RECORDED DATA →
## Begin

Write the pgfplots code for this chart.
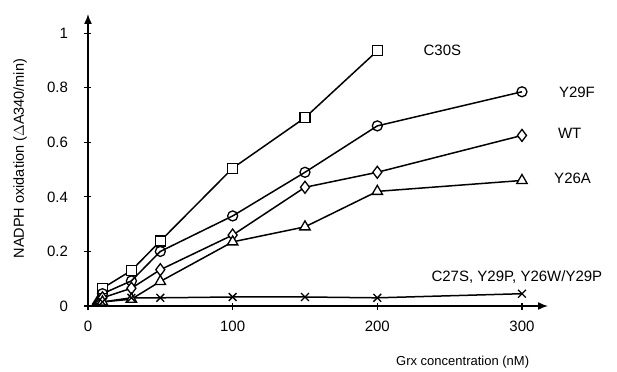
\documentclass[border=0pt]{standalone}
\usepackage{fontspec}
\setmainfont{Liberation Sans}
\usepackage{pgfplots}
\pgfplotsset{compat=1.18}
\usetikzlibrary{arrows.meta}
\begin{document}
\begin{tikzpicture}
\begin{axis}[
  scale only axis,
  width=460bp, height=292bp,
  xmin=0, xmax=318, ymin=0, ymax=1.07,
  axis x line=bottom, axis y line=left,
  axis line style={line width=1.5bp, -{Latex[length=10bp,width=8bp]}},
  xtick={0,100,200,300}, ytick={0,0.2,0.4,0.6,0.8,1},
  yticklabels={0\hspace{15bp},0.2,0.4,0.6,0.8,1\hspace{4bp}},
  tick align=center, major tick length=7bp,
  tick style={line width=1.1bp, black},
  /pgf/number format/assume math mode=true,
  ticklabel style={font=\fontsize{15bp}{17bp}\selectfont},
  xticklabel style={yshift=-8bp},
  yticklabel style={anchor=east, xshift=-13bp},
  clip=false,
  every axis plot/.append style={line width=1.5bp, black, mark options={solid, fill=white, line width=1.3bp}},
]
\addplot[mark=square*, mark size=5bp, mark indices={2,3,4,5,6,7}] coordinates {(3,0.005)(10,0.065)(30,0.13)(50,0.238)(100,0.505)(150,0.69)(200,0.935)};
\addplot[mark=o, mark size=5bp, mark indices={2,3,4,5,6,7,8}] coordinates {(3,0.005)(10,0.045)(30,0.092)(50,0.2)(100,0.33)(150,0.49)(200,0.66)(300,0.785)};
\addplot[mark=diamond*, mark size=6bp, mark indices={2,3,4,5,6,7,8}] coordinates {(3,0.005)(10,0.03)(30,0.065)(50,0.133)(100,0.26)(150,0.435)(200,0.49)(300,0.625)};
\addplot[mark=triangle*, mark size=6bp, mark indices={2,3,4,5,6,7,8}] coordinates {(3,0.003)(10,0.015)(30,0.025)(50,0.09)(100,0.235)(150,0.29)(200,0.42)(300,0.46)};
\addplot[mark=x, mark size=5.5bp, mark indices={2,3,4,5,6,7,8}] coordinates {(3,0.003)(10,0.015)(30,0.03)(50,0.03)(100,0.033)(150,0.033)(200,0.03)(300,0.045)};
\node[font=\fontsize{15bp}{17bp}\selectfont] at (axis cs:245,0.938) {C30S};
\node[font=\fontsize{15bp}{17bp}\selectfont] at (axis cs:338,0.784) {Y29F};
\node[font=\fontsize{15bp}{17bp}\selectfont] at (axis cs:333,0.634) {WT};
\node[font=\fontsize{15bp}{17bp}\selectfont] at (axis cs:335,0.469) {Y26A};
\node[font=\fontsize{15bp}{17bp}\selectfont] at (axis cs:296.5,0.106) {C27S, Y29P, Y26W/Y29P};
\node[font=\fontsize{13bp}{15bp}\selectfont] at (axis cs:259,-0.205) {Grx concentration (nM)};
\node[font=\fontsize{14.5bp}{16bp}\selectfont, rotate=90] at (axis cs:-47,0.54) {NADPH oxidation ($\Delta$A340/min)};
\coordinate (O) at (axis cs:0,0);
\end{axis}
\path (O) ++(-88bp,-64bp) rectangle ++(617bp,370bp);
\end{tikzpicture}
\end{document}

## End

WHAT IS EXPECTED →
Quote the data above in full and without alteration; skip the pictures.

IN RESPONSE →
Write the pgfplots code for this chart.
\documentclass[border=0pt]{standalone}
\usepackage{fontspec}
\setmainfont{Liberation Sans}
\usepackage{pgfplots}
\pgfplotsset{compat=1.18}
\usetikzlibrary{arrows.meta}
\begin{document}
\begin{tikzpicture}
\begin{axis}[
  scale only axis,
  width=460bp, height=292bp,
  xmin=0, xmax=318, ymin=0, ymax=1.07,
  axis x line=bottom, axis y line=left,
  axis line style={line width=1.5bp, -{Latex[length=10bp,width=8bp]}},
  xtick={0,100,200,300}, ytick={0,0.2,0.4,0.6,0.8,1},
  yticklabels={0\hspace{15bp},0.2,0.4,0.6,0.8,1\hspace{4bp}},
  tick align=center, major tick length=7bp,
  tick style={line width=1.1bp, black},
  /pgf/number format/assume math mode=true,
  ticklabel style={font=\fontsize{15bp}{17bp}\selectfont},
  xticklabel style={yshift=-8bp},
  yticklabel style={anchor=east, xshift=-13bp},
  clip=false,
  every axis plot/.append style={line width=1.5bp, black, mark options={solid, fill=white, line width=1.3bp}},
]
\addplot[mark=square*, mark size=5bp, mark indices={2,3,4,5,6,7}] coordinates {(3,0.005)(10,0.065)(30,0.13)(50,0.238)(100,0.505)(150,0.69)(200,0.935)};
\addplot[mark=o, mark size=5bp, mark indices={2,3,4,5,6,7,8}] coordinates {(3,0.005)(10,0.045)(30,0.092)(50,0.2)(100,0.33)(150,0.49)(200,0.66)(300,0.785)};
\addplot[mark=diamond*, mark size=6bp, mark indices={2,3,4,5,6,7,8}] coordinates {(3,0.005)(10,0.03)(30,0.065)(50,0.133)(100,0.26)(150,0.435)(200,0.49)(300,0.625)};
\addplot[mark=triangle*, mark size=6bp, mark indices={2,3,4,5,6,7,8}] coordinates {(3,0.003)(10,0.015)(30,0.025)(50,0.09)(100,0.235)(150,0.29)(200,0.42)(300,0.46)};
\addplot[mark=x, mark size=5.5bp, mark indices={2,3,4,5,6,7,8}] coordinates {(3,0.003)(10,0.015)(30,0.03)(50,0.03)(100,0.033)(150,0.033)(200,0.03)(300,0.045)};
\node[font=\fontsize{15bp}{17bp}\selectfont] at (axis cs:245,0.938) {C30S};
\node[font=\fontsize{15bp}{17bp}\selectfont] at (axis cs:338,0.784) {Y29F};
\node[font=\fontsize{15bp}{17bp}\selectfont] at (axis cs:333,0.634) {WT};
\node[font=\fontsize{15bp}{17bp}\selectfont] at (axis cs:335,0.469) {Y26A};
\node[font=\fontsize{15bp}{17bp}\selectfont] at (axis cs:296.5,0.106) {C27S, Y29P, Y26W/Y29P};
\node[font=\fontsize{13bp}{15bp}\selectfont] at (axis cs:259,-0.205) {Grx concentration (nM)};
\node[font=\fontsize{14.5bp}{16bp}\selectfont, rotate=90] at (axis cs:-47,0.54) {NADPH oxidation ($\Delta$A340/min)};
\coordinate (O) at (axis cs:0,0);
\end{axis}
\path (O) ++(-88bp,-64bp) rectangle ++(617bp,370bp);
\end{tikzpicture}
\end{document}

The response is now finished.